In a non-precedential opinion filed May 31, the Superior Court judges remanded to the Philadelphia Court of Common Pleas a case initiated by Joanne Branham, who in the spring of 2006 filed suit on behalf of her deceased husband, Franklin Delano Branham, against the chemical manufacturer and others over the husband’s illness.

The plaintiff claimed that the defendants were responsible for her late husband’s brain cancer diagnosis, alleging that the groundwater and air contamination coming from the Rohm and Haas plant in Ringwood, Ill., led to Franklin Delano Branham developing brain cancer.

The husband died at age 63, shortly after being diagnosed with the malignant brain tumor.

Joanne Branham alleged that the chemical company knowingly and recklessly dumped the toxic chemical vinyl chloride into an unlined pit for decades at the Illinois plant, which is located a mile north of where the couple lived for three decades, and that the vinyl chloride eventually made its way south in a groundwater plume and contaminated drinking water wells serving the housing development where the plaintiffs and others resided.

The woman also claimed in her suit that the vinyl chloride percolated up through the ground and into the air around the homes.

The widow’s complaint against Rohm and Haas Co., Rohm and Haas Chemicals LLC and Morton International Inc. asserted claims of strict liability, negligence and fraud.

In the summer of 2011, as the case was making its way toward trial in Philadelphia, Common Pleas Court Judge Allan Tereshko granted summary judgment in favor of the defendants, in response to their motion seeking to dismiss the strict liability claim before the case came before a jury, the record shows.

The trial court had found that the chemical company’s disposal of vinyl chloride in the unlined pit at the Illinois plant didn’t constitute an “abnormally dangerous activity.”

Tereshko ultimately entered a nonsuit in the middle of the case after it had gone to trial on the remaining negligence and fraud claims, according to the appellate court’s opinion.
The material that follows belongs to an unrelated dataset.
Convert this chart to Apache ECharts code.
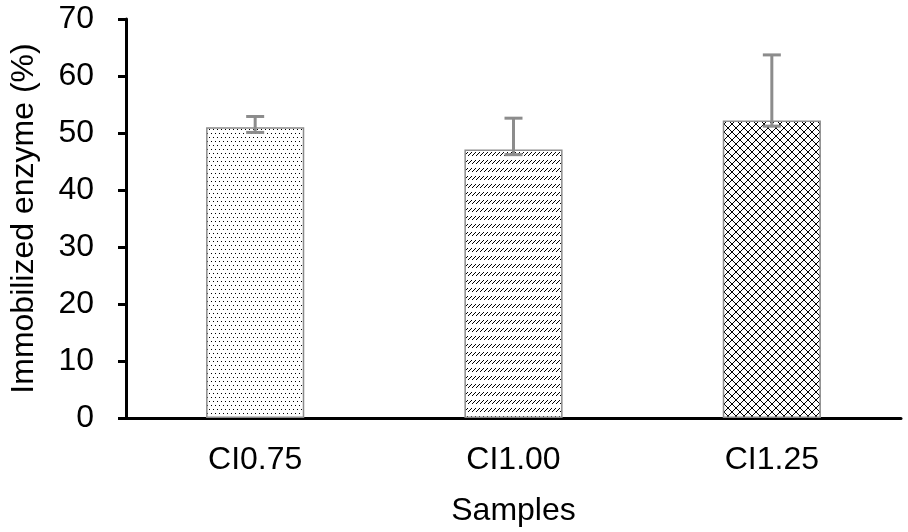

The appeals panel wrote in its decision that before it could examine the merits of the plaintiff’s appeal, the judges must first be given an additional opinion from the trial court judge explaining the compulsory nonsuit on the strict liability claim.

At the heart of Tereshko’s ruling were sections 519 and 520 of the Restatement (Second) of Torts, with the former providing that “one who carries on an abnormally dangerous activity is subject to liability from harm to the person, land or chattels of another resulting from the activity, although he has exercised the utmost care to prevent the harm,” and the latter outlining the six factors that are relevant in determining whether an activity is considered abnormally dangerous.

Citing case law, the appellate panel wrote that this determination is a question of law for the trial judge, and not the jury.

In its opinion, the appeals judges wrote that in his order granting summary judgment on the strict liability claim, Tereshko never discussed the six factors set forth in Section 520 of the Restatement (Second) of Torts that are required to make the “abnormally dangerous” determination.

“Instead, the trial court inferred that Appellant’s claims sounded in negligence and assumed that if the [defendants’] storage facility was properly maintained without negligence, there would have been no release into or infiltration of the surroundings,” the appellate decision reads. “We remind the trial court that in reviewing a motion for summary judgment, courts must view the record in the light most favorable to Appellant as the non-moving party.”

The panel remanded the case to Philadelphia, ordering Tereshko to prepare an opinion specifically applying the factors set forth in Section 520 of the Restatement of Torts within 30 days of its opinion.

The plaintiff was also given a month’s time in which to file her own brief if she chooses to do so.

The decision was written by Superior Court President Judge Correale F. Stevens.

The other participating jurists were President Judge Emeritus Kate Ford Elliot and Judge Cheryl Lynn Allen.